_TASK TO CARRY OUT_
Filter the entries that follow, copying every line in which the word "code" appears.
** begin **
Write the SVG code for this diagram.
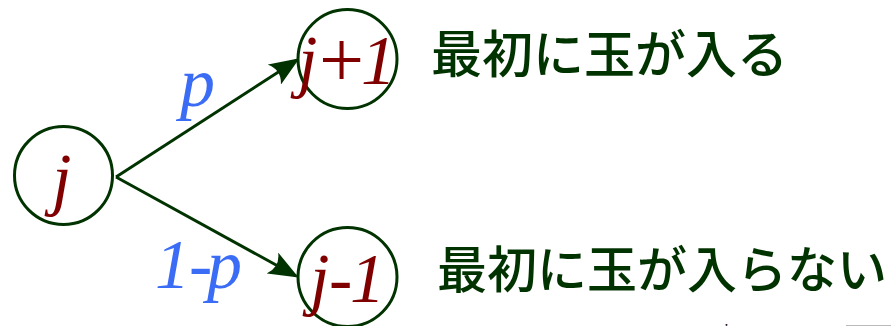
<svg xmlns="http://www.w3.org/2000/svg" width="891" height="326" viewBox="0 0 891 326">
<style>
.node{fill:#fff;stroke:#003300;stroke-width:3}
.edge{stroke:#003300;stroke-width:3;fill:none}
.var{font-family:"Liberation Serif","Times New Roman",serif;font-style:italic;fill:#800000;font-size:70px}
.op{font-family:"Liberation Serif",serif;font-style:normal;font-size:80px;fill:#800000}
.prob{font-family:"Liberation Serif","Times New Roman",serif;font-style:italic;fill:#3b6cf5;font-size:70px}
.jp{font-family:"Noto Sans CJK JP",sans-serif;fill:#003300;font-weight:500}
</style>
<defs>
<marker id="ah" markerWidth="10" markerHeight="8" refX="9" refY="4" orient="auto" markerUnits="strokeWidth">
<path d="M0,0 L10,4 L0,8 Q3,4 0,0 Z" fill="#003300"/>
</marker>
</defs>
<g id="connectors">
<line class="edge" x1="116" y1="177" x2="297" y2="60" marker-end="url(#ah)"/>
<line class="edge" x1="116" y1="177" x2="296" y2="276" marker-end="url(#ah)"/>
<text class="prob" x="180" y="106">p</text>
<text class="prob" y="288"><tspan x="155">1</tspan><tspan x="189">-</tspan><tspan x="207">p</tspan></text>
</g>
<g id="node-j">
<circle class="node" cx="63.5" cy="175.5" r="49"/>
<text class="var" x="52" y="202">j</text>
</g>
<g id="node-jp1">
<circle class="node" cx="347.5" cy="59" r="49.5"/>
<text class="var" x="298" y="84">j</text>
<text class="op" x="319" y="87">+</text>
<text class="var" x="361" y="84" font-size="72">1</text>
</g>
<g id="node-jm1">
<circle class="node" cx="347.5" cy="277" r="49.5"/>
<text class="var" y="302"><tspan x="310">j</tspan><tspan x="329">-</tspan><tspan x="350">1</tspan></text>
</g>
<g id="label-top">
<text class="jp" x="431" y="73" font-size="51">最初に玉が入る</text>
</g>
<g id="label-bottom">
<text class="jp" x="437" y="288" font-size="50">最初に玉が入らない</text>
</g>
<g id="edge-fragments">
<text x="724" y="334" font-family="Liberation Serif,serif" font-style="italic" font-size="14" fill="#000">k</text>
<line x1="846" y1="325.5" x2="891" y2="325.5" stroke="#bbbbbb" stroke-width="1"/>
</g>
</svg>
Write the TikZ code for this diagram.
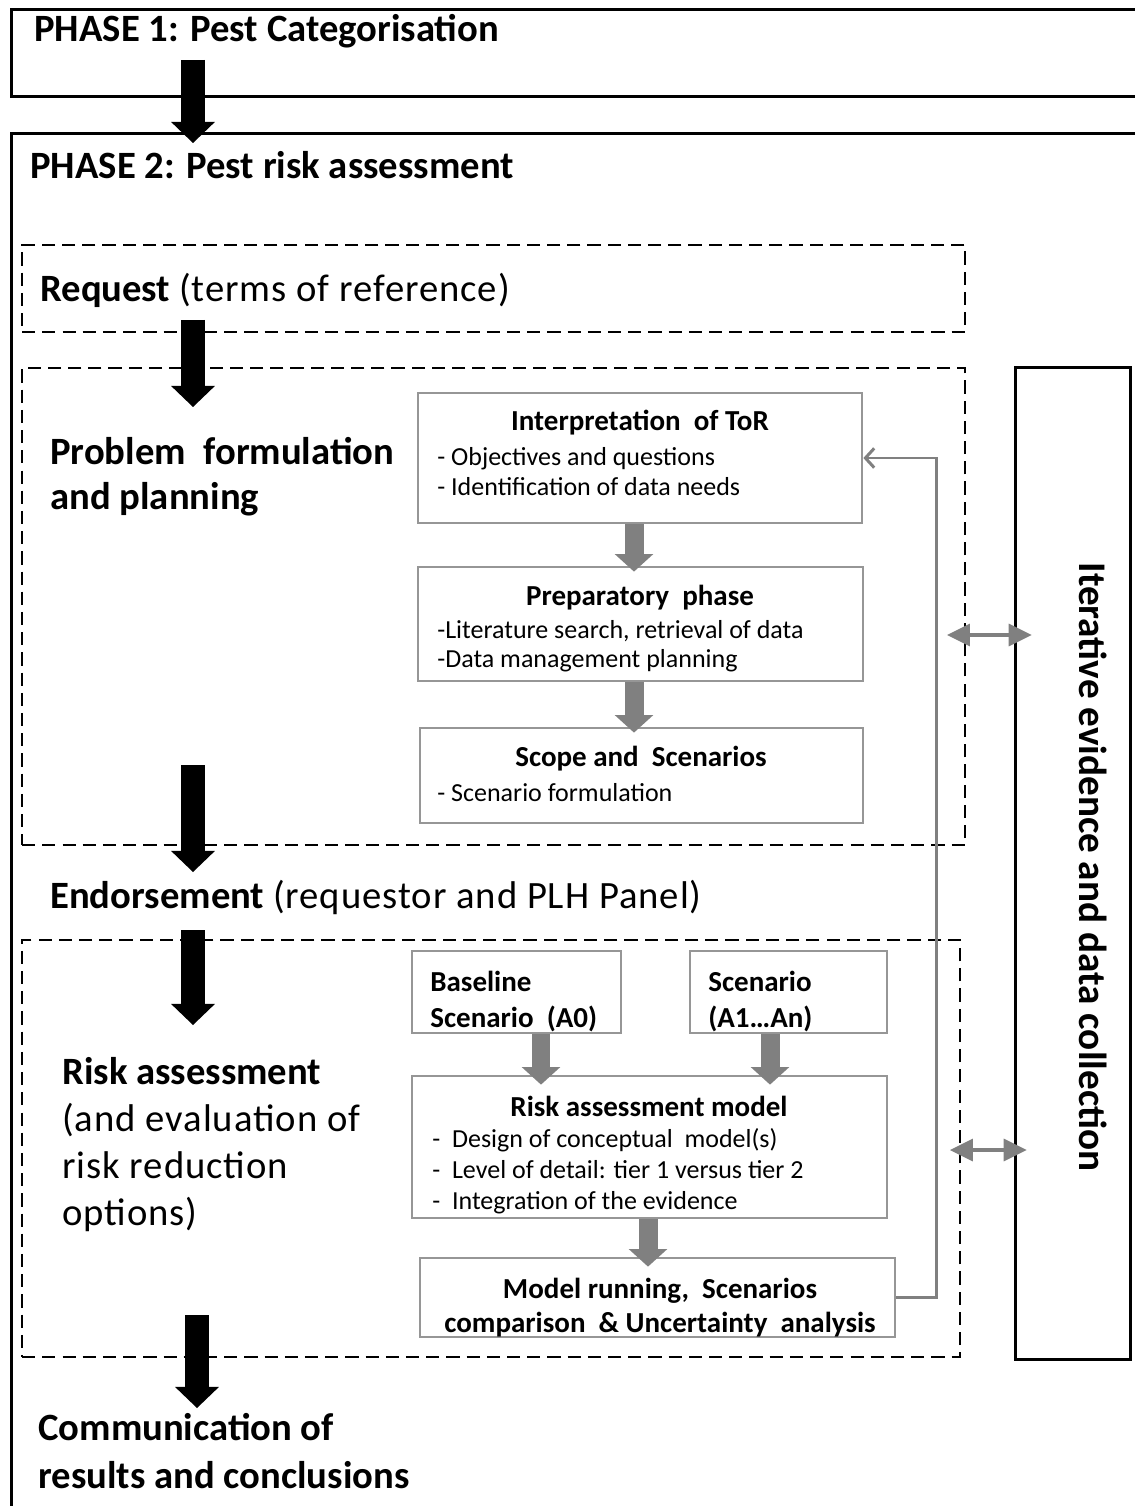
\documentclass[tikz,border=0pt]{standalone}
\usepackage{fontspec}
\setmainfont{Carlito}
\usetikzlibrary{arrows.meta,calc}

\definecolor{boxgrey}{RGB}{150,150,150}
\definecolor{arrgrey}{RGB}{128,128,128}
\newcommand{\loose}{\addfontfeature{LetterSpace=2.5}}

\begin{document}
\begin{tikzpicture}[
    x=0.02cm, y=-0.02cm,
    phase/.style={draw, line width=1.7pt, anchor=north west, inner sep=0pt},
    dbox/.style={draw, dashed, dash pattern=on 7.5pt off 4pt, line width=1.5pt, inner sep=0pt},
    gbox/.style={draw=boxgrey, line width=1.6pt, inner sep=0pt},
    ibox/.style={draw, line width=1.7pt, inner sep=0pt},
    big/.style={anchor=west, inner sep=0pt, align=left, font=\fontsize{22}{25.5}\selectfont},
    ttl/.style={inner sep=0pt, font=\bfseries\fontsize{16.5}{20}\selectfont},
    bul/.style={anchor=west, inner sep=0pt, align=left, font=\fontsize{14.8}{16.8}\selectfont},
    blk/.style={line width=13.6pt, -{Triangle[length=12pt, width=25pt, line width=0pt]}},
    gry/.style={arrgrey, line width=10.8pt, -{Triangle[length=10pt, width=22pt, line width=0pt]}},
    dbl/.style={arrgrey, line width=2.8pt, {Triangle[length=13pt, width=13pt, line width=0pt]}-{Triangle[length=13pt, width=13pt, line width=0pt]}},
    fb/.style={arrgrey, line width=1.7pt, -{Straight Barb[length=5pt, width=11pt]}}
]
\useasboundingbox (0,0) rectangle (1134,1506);

% phase frames
\node[phase, minimum width=23cm, minimum height=1.74cm] (ph1) at (10,8) {};
\node[phase, minimum width=23cm, minimum height=28cm] (ph2) at (10,132) {};

% dashed stages
\node[dbox, minimum width=18.86cm, minimum height=1.74cm] (req) at (493.5,288.5) {};
\node[dbox, minimum width=18.86cm, minimum height=9.54cm] (prob) at (493.5,606.5) {};
\node[dbox, minimum width=18.76cm, minimum height=8.34cm] (risk) at (491,1148.5) {};

% grey boxes
\node[gbox, minimum width=8.88cm, minimum height=2.6cm] (tor) at (640,458) {};
\node[gbox, minimum width=8.9cm, minimum height=2.28cm] (prep) at (640.5,624) {};
\node[gbox, minimum width=8.86cm, minimum height=1.9cm] (scope) at (641.5,775.5) {};
\node[gbox, minimum width=4.18cm, minimum height=1.64cm] (base) at (516.5,992) {};
\node[gbox, minimum width=3.94cm, minimum height=1.64cm] (scen) at (788.5,992) {};
\node[gbox, minimum width=9.5cm, minimum height=2.84cm] (ram) at (649.5,1147) {};
\node[gbox, minimum width=9.5cm, minimum height=1.58cm] (run) at (657.5,1297.5) {};
\node[ibox, minimum width=2.3cm, minimum height=19.86cm] (iter) at (1072.5,863.5) {};

% left column texts
\node[big, font=\bfseries\fontsize{22}{25.5}\selectfont] (ph1t) at (34,31) {PHASE 1: Pest Categorisation};
\node[big, font=\bfseries\fontsize{22}{25.5}\selectfont] (ph2t) at (30,165) {PHASE 2: Pest risk assessment};
\node[big] (reqt) at (40,290) {\textbf{Request} {\loose(terms of reference)}};
\node[big, font=\bfseries\fontsize{22}{25.5}\selectfont] (probt) at (50,477) {Problem\ \ formulation\\and planning};
\node[big] (endt) at (50,897) {\textbf{Endorsement} {\loose(requestor and PLH Panel)}};
\node[big, font=\fontsize{22}{26.6}\selectfont] (riskt) at (62,1144.5) {\textbf{Risk assessment}\\{\loose(and evaluation of}\\{\loose risk reduction}\\{\loose options)}};
\node[big, font=\bfseries\fontsize{22}{27.2}\selectfont] (comt) at (38,1451) {Communication of\\results and conclusions};
\node[inner sep=0pt, rotate=-90, font=\bfseries\fontsize{22.3}{26}\selectfont] (itert) at (1093,867) {Iterative evidence and data collection};

% box texts
\node[ttl] (tort) at (640,423) {Interpretation\ \ of ToR};
\node[bul] (torb) at (437,471.5) {- Objectives and questions\\- Identification of data needs};
\node[ttl] (prept) at (640,598) {Preparatory\ \ phase};
\node[bul] (prepb) at (437,646) {-Literature search, retrieval of data\\-Data management planning};
\node[ttl] (scopet) at (641,759) {Scope and\ \ Scenarios};
\node[bul] (scopeb) at (437,793) {- Scenario formulation};
\node[ttl, anchor=west, align=left, font=\bfseries\fontsize{16.5}{21}\selectfont] (baset) at (430,1001.5) {Baseline\\Scenario\ \ (A0)};
\node[ttl, anchor=west, align=left, font=\bfseries\fontsize{16.5}{21}\selectfont] (scent) at (708,1001.5) {Scenario\\(A1…An)};
\node[ttl] (ramt) at (649,1106) {Risk assessment model};
\node[bul, font=\fontsize{14.8}{17.6}\selectfont] (ramb) at (432,1171) {-\ \ Design of conceptual\ \ model(s)\\-\ \ Level of detail: tier 1 versus tier 2\\-\ \ Integration of the evidence};
\node[ttl, align=center, font=\bfseries\fontsize{16.5}{19.8}\selectfont] (runt) at (660,1307.5) {Model running,\ \ Scenarios\\comparison\ \ \& Uncertainty\ \ analysis};

% feedback loop
\draw[fb] (run.east) -- ++(40,0) |- (tor.east);

% grey arrows
\draw[gry] ([xshift=-0.12cm]tor.south) -- ([xshift=-0.12cm, yshift=-0.12cm]tor.south |- prep.north);
\draw[gry] ([xshift=-0.13cm]prep.south) -- ([xshift=-0.13cm, yshift=-0.12cm]prep.south |- scope.north);
\draw[gry] ([xshift=0.49cm]base.south) -- ([xshift=0.49cm, yshift=-0.2cm]base.south |- ram.north);
\draw[gry] ([xshift=-0.37cm]scen.south) -- ([xshift=-0.37cm, yshift=-0.2cm]scen.south |- ram.north);
\draw[gry] ([xshift=-0.03cm]ram.south) -- ([xshift=-0.03cm, yshift=-0.2cm]ram.south |- run.north);

% links to evidence collection
\coordinate (d1) at (947,635);
\coordinate (d2) at (950,1150);
\draw[dbl] (d1) -- ([xshift=0.36cm]d1 -| iter.west);
\draw[dbl] (d2) -- ([xshift=0.26cm]d2 -| iter.west);

% main flow
\coordinate (a1s) at (193,60);   \coordinate (a1e) at (193,143);
\coordinate (a2s) at (193,320);  \coordinate (a2e) at (193,407);
\coordinate (a3s) at (193,765);  \coordinate (a3e) at (193,872);
\coordinate (a4s) at (193,930);  \coordinate (a4e) at (193,1025);
\coordinate (a5s) at (197,1315); \coordinate (a5e) at (197,1408);
\draw[blk] (a1s) -- (a1e);
\draw[blk] (a2s) -- (a2e);
\draw[blk] (a3s) -- (a3e);
\draw[blk] (a4s) -- (a4e);
\draw[blk] (a5s) -- (a5e);
\end{tikzpicture}
\end{document}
** end **
_TASK RESULT_
Write the SVG code for this diagram.
Write the TikZ code for this diagram.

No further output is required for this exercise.